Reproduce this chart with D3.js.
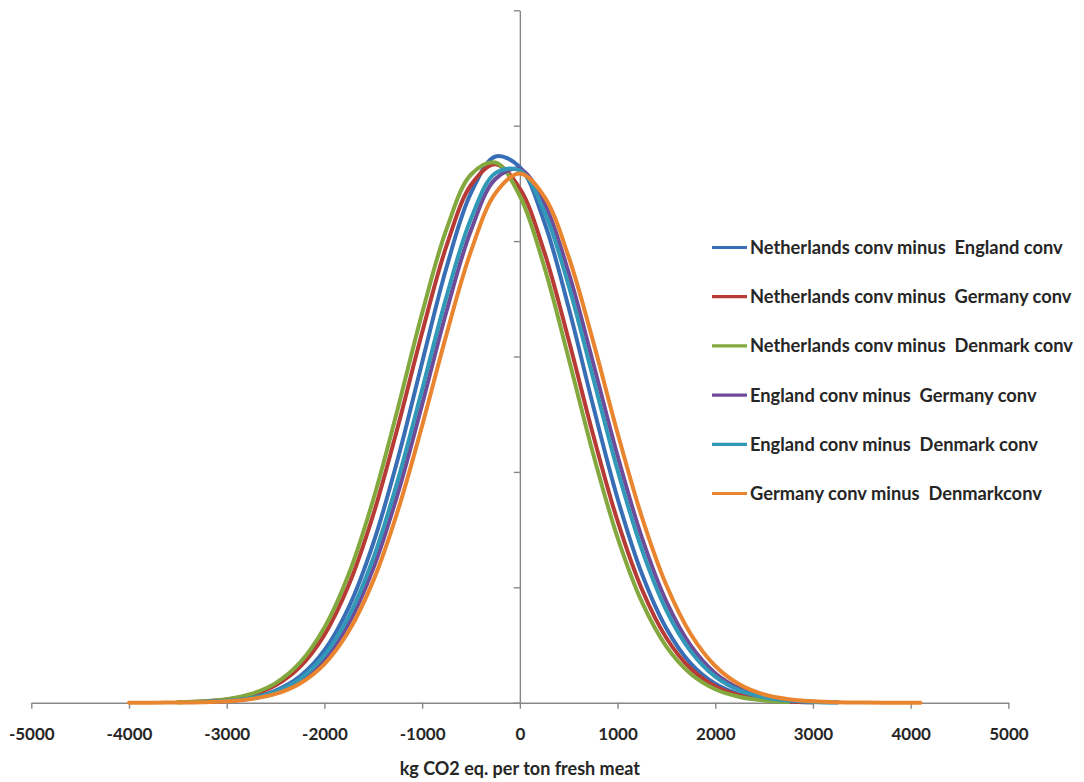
<!DOCTYPE html>
<html>
<head>
<meta charset="utf-8">
<script src="https://cdn.jsdelivr.net/npm/d3@7"></script>
<style>
  body { margin: 0; background: #fff; }
  text { font-family: Lato, "Open Sans", sans-serif; font-weight: 700; fill: #262626; white-space: pre; }
</style>
</head>
<body>
<div id="chart"></div>
<script>
// x grid shared by all series (kg CO2 eq. per ton fresh meat)
var xValues = [-4000, -3750, -3500, -3250, -3000, -2750, -2500, -2250, -2000, -1750, -1500, -1250,
  -1000, -750, -500, -250, 0, 250, 500, 750, 1000, 1250, 1500, 1750, 2000, 2250, 2500, 2750,
  3000, 3250, 3500, 3750, 4000, 4100];

// y in units of 1e-4 (no labels on the y axis)
var nlEngland = [null, null, null, 0.006, 0.017, 0.044, 0.105, 0.228, 0.454, 0.828, 1.382, 2.110,
  2.949, 3.773, 4.417, 4.733, 4.641, 4.166, 3.422, 2.573, 1.770, 1.115, 0.643, 0.339, 0.164, 0.072,
  0.029, 0.011, 0.004, null, null, null, null, null];
var nlGermany = [null, null, 0.004, 0.010, 0.028, 0.067, 0.151, 0.311, 0.588, 1.022, 1.630, 2.387,
  3.208, 3.960, 4.486, 4.666, 4.455, 3.906, 3.143, 2.322, 1.575, 0.981, 0.561, 0.294, 0.142, 0.063,
  0.026, 0.010, 0.003, null, null, null, null, null];
var nlDenmark = [null, null, 0.004, 0.012, 0.031, 0.076, 0.170, 0.347, 0.651, 1.117, 1.761, 2.546,
  3.376, 4.105, 4.577, 4.681, 4.391, 3.777, 2.981, 2.157, 1.431, 0.871, 0.486, 0.249, 0.117, 0.050,
  0.020, 0.007, null, null, null, null, null, null];
var enGermany = [null, null, null, 0.005, 0.014, 0.036, 0.086, 0.187, 0.374, 0.688, 1.164, 1.810,
  2.585, 3.394, 4.094, 4.538, 4.624, 4.329, 3.724, 2.944, 2.140, 1.428, 0.876, 0.494, 0.256, 0.122,
  0.053, 0.022, 0.008, 0.003, null, null, null, null];
var enDenmark = [null, null, null, 0.006, 0.016, 0.041, 0.096, 0.207, 0.411, 0.748, 1.252, 1.924,
  2.715, 3.521, 4.194, 4.589, 4.612, 4.258, 3.612, 2.814, 2.014, 1.324, 0.799, 0.444, 0.226, 0.106,
  0.046, 0.018, 0.007, 0.002, null, null, null, null];
var deDenmark = [0.0001, 0.0004, 0.0015, 0.0045, 0.0125, 0.032, 0.076, 0.167, 0.335, 0.621, 1.058,
  1.661, 2.400, 3.194, 3.913, 4.415, 4.586, 4.386, 3.862, 3.131, 2.337, 1.606, 1.017, 0.593, 0.318,
  0.157, 0.071, 0.030, 0.012, 0.004, 0.0013, 0.0004, 0.0001, 0.0001];

var seriesNames = ["Netherlands conv minus  England conv", "Netherlands conv minus  Germany conv",
  "Netherlands conv minus  Denmark conv", "England conv minus  Germany conv",
  "England conv minus  Denmark conv", "Germany conv minus  Denmarkconv"];
var seriesValues = [nlEngland, nlGermany, nlDenmark, enGermany, enDenmark, deDenmark];
var colors = ["#386EB5", "#B83A35", "#82A83E", "#6E4C9A", "#3199B7", "#E9852E"];

var xTicks = [-5000, -4000, -3000, -2000, -1000, 0, 1000, 2000, 3000, 4000, 5000];
var yTicks = [0, 1, 2, 3, 4, 5, 6];

var w = 1084, h = 782;

var svg = d3.select("#chart").append("svg")
    .attr("width", w)
    .attr("height", h);

var x = d3.scaleLinear().domain([-5000, 5000]).range([31.3, 1008.4]);
var y = d3.scaleLinear().domain([0, 6]).range([702.7, 10.3]);

// x axis
var xAxis = svg.append("g")
    .attr("transform", "translate(0," + y(0) + ")")
    .call(d3.axisBottom(x).tickValues(xTicks).tickSize(6).tickSizeOuter(0)
        .tickFormat(d => String(d)));
xAxis.selectAll("text")
    .attr("y", 25)
    .style("font-size", "17px")
    .style("font-family", "Lato, sans-serif")
    .style("font-weight", 700)
    .attr("fill", "#262626");

// y axis, crossing at 0, no labels
var yAxis = svg.append("g")
    .attr("transform", "translate(" + x(0) + ",0)")
    .call(d3.axisLeft(y).tickValues(yTicks).tickSize(6).tickSizeOuter(0).tickFormat(""));

svg.selectAll(".domain, .tick line")
    .attr("stroke", "#878787")
    .attr("stroke-width", 1.4);

// curves
var line = d3.line()
    .defined(d => d[1] != null)
    .x(d => x(d[0]))
    .y(d => y(d[1]))
    .curve(d3.curveCatmullRom);

seriesValues.forEach(function(vals, i) {
    svg.append("path")
        .datum(xValues.map((xv, j) => [xv, vals[j]]))
        .attr("fill", "none")
        .attr("stroke", colors[i])
        .attr("stroke-width", 4)
        .attr("stroke-linejoin", "round")
        .attr("stroke-linecap", "round")
        .attr("d", line);
});

// legend
var legend = svg.append("g").attr("transform", "translate(712,247.5)");
seriesNames.forEach(function(name, i) {
    var row = legend.append("g").attr("transform", "translate(0," + (i * 49.2) + ")");
    row.append("line")
        .attr("x1", 0).attr("x2", 35)
        .attr("stroke", colors[i])
        .attr("stroke-width", 3.2);
    row.append("text")
        .attr("x", 38)
        .attr("dy", "0.36em")
        .style("font-size", "18.3px")
        .text(name);
});

// axis title
svg.append("text")
    .attr("x", x(0))
    .attr("y", 775)
    .attr("text-anchor", "middle")
    .style("font-size", "18px")
    .text("kg CO2 eq. per ton fresh meat");
</script>
</body>
</html>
* * * *
> **WHAT IS EXPECTED**: Please write out all the data again word for word, but not the pictures.

> **SOLUTION TO THIS EXERCISE**:
Reproduce this chart with D3.js.
<!DOCTYPE html>
<html>
<head>
<meta charset="utf-8">
<script src="https://cdn.jsdelivr.net/npm/d3@7"></script>
<style>
  body { margin: 0; background: #fff; }
  text { font-family: Lato, "Open Sans", sans-serif; font-weight: 700; fill: #262626; white-space: pre; }
</style>
</head>
<body>
<div id="chart"></div>
<script>
// x grid shared by all series (kg CO2 eq. per ton fresh meat)
var xValues = [-4000, -3750, -3500, -3250, -3000, -2750, -2500, -2250, -2000, -1750, -1500, -1250,
  -1000, -750, -500, -250, 0, 250, 500, 750, 1000, 1250, 1500, 1750, 2000, 2250, 2500, 2750,
  3000, 3250, 3500, 3750, 4000, 4100];

// y in units of 1e-4 (no labels on the y axis)
var nlEngland = [null, null, null, 0.006, 0.017, 0.044, 0.105, 0.228, 0.454, 0.828, 1.382, 2.110,
  2.949, 3.773, 4.417, 4.733, 4.641, 4.166, 3.422, 2.573, 1.770, 1.115, 0.643, 0.339, 0.164, 0.072,
  0.029, 0.011, 0.004, null, null, null, null, null];
var nlGermany = [null, null, 0.004, 0.010, 0.028, 0.067, 0.151, 0.311, 0.588, 1.022, 1.630, 2.387,
  3.208, 3.960, 4.486, 4.666, 4.455, 3.906, 3.143, 2.322, 1.575, 0.981, 0.561, 0.294, 0.142, 0.063,
  0.026, 0.010, 0.003, null, null, null, null, null];
var nlDenmark = [null, null, 0.004, 0.012, 0.031, 0.076, 0.170, 0.347, 0.651, 1.117, 1.761, 2.546,
  3.376, 4.105, 4.577, 4.681, 4.391, 3.777, 2.981, 2.157, 1.431, 0.871, 0.486, 0.249, 0.117, 0.050,
  0.020, 0.007, null, null, null, null, null, null];
var enGermany = [null, null, null, 0.005, 0.014, 0.036, 0.086, 0.187, 0.374, 0.688, 1.164, 1.810,
  2.585, 3.394, 4.094, 4.538, 4.624, 4.329, 3.724, 2.944, 2.140, 1.428, 0.876, 0.494, 0.256, 0.122,
  0.053, 0.022, 0.008, 0.003, null, null, null, null];
var enDenmark = [null, null, null, 0.006, 0.016, 0.041, 0.096, 0.207, 0.411, 0.748, 1.252, 1.924,
  2.715, 3.521, 4.194, 4.589, 4.612, 4.258, 3.612, 2.814, 2.014, 1.324, 0.799, 0.444, 0.226, 0.106,
  0.046, 0.018, 0.007, 0.002, null, null, null, null];
var deDenmark = [0.0001, 0.0004, 0.0015, 0.0045, 0.0125, 0.032, 0.076, 0.167, 0.335, 0.621, 1.058,
  1.661, 2.400, 3.194, 3.913, 4.415, 4.586, 4.386, 3.862, 3.131, 2.337, 1.606, 1.017, 0.593, 0.318,
  0.157, 0.071, 0.030, 0.012, 0.004, 0.0013, 0.0004, 0.0001, 0.0001];

var seriesNames = ["Netherlands conv minus  England conv", "Netherlands conv minus  Germany conv",
  "Netherlands conv minus  Denmark conv", "England conv minus  Germany conv",
  "England conv minus  Denmark conv", "Germany conv minus  Denmarkconv"];
var seriesValues = [nlEngland, nlGermany, nlDenmark, enGermany, enDenmark, deDenmark];
var colors = ["#386EB5", "#B83A35", "#82A83E", "#6E4C9A", "#3199B7", "#E9852E"];

var xTicks = [-5000, -4000, -3000, -2000, -1000, 0, 1000, 2000, 3000, 4000, 5000];
var yTicks = [0, 1, 2, 3, 4, 5, 6];

var w = 1084, h = 782;

var svg = d3.select("#chart").append("svg")
    .attr("width", w)
    .attr("height", h);

var x = d3.scaleLinear().domain([-5000, 5000]).range([31.3, 1008.4]);
var y = d3.scaleLinear().domain([0, 6]).range([702.7, 10.3]);

// x axis
var xAxis = svg.append("g")
    .attr("transform", "translate(0," + y(0) + ")")
    .call(d3.axisBottom(x).tickValues(xTicks).tickSize(6).tickSizeOuter(0)
        .tickFormat(d => String(d)));
xAxis.selectAll("text")
    .attr("y", 25)
    .style("font-size", "17px")
    .style("font-family", "Lato, sans-serif")
    .style("font-weight", 700)
    .attr("fill", "#262626");

// y axis, crossing at 0, no labels
var yAxis = svg.append("g")
    .attr("transform", "translate(" + x(0) + ",0)")
    .call(d3.axisLeft(y).tickValues(yTicks).tickSize(6).tickSizeOuter(0).tickFormat(""));

svg.selectAll(".domain, .tick line")
    .attr("stroke", "#878787")
    .attr("stroke-width", 1.4);

// curves
var line = d3.line()
    .defined(d => d[1] != null)
    .x(d => x(d[0]))
    .y(d => y(d[1]))
    .curve(d3.curveCatmullRom);

seriesValues.forEach(function(vals, i) {
    svg.append("path")
        .datum(xValues.map((xv, j) => [xv, vals[j]]))
        .attr("fill", "none")
        .attr("stroke", colors[i])
        .attr("stroke-width", 4)
        .attr("stroke-linejoin", "round")
        .attr("stroke-linecap", "round")
        .attr("d", line);
});

// legend
var legend = svg.append("g").attr("transform", "translate(712,247.5)");
seriesNames.forEach(function(name, i) {
    var row = legend.append("g").attr("transform", "translate(0," + (i * 49.2) + ")");
    row.append("line")
        .attr("x1", 0).attr("x2", 35)
        .attr("stroke", colors[i])
        .attr("stroke-width", 3.2);
    row.append("text")
        .attr("x", 38)
        .attr("dy", "0.36em")
        .style("font-size", "18.3px")
        .text(name);
});

// axis title
svg.append("text")
    .attr("x", x(0))
    .attr("y", 775)
    .attr("text-anchor", "middle")
    .style("font-size", "18px")
    .text("kg CO2 eq. per ton fresh meat");
</script>
</body>
</html>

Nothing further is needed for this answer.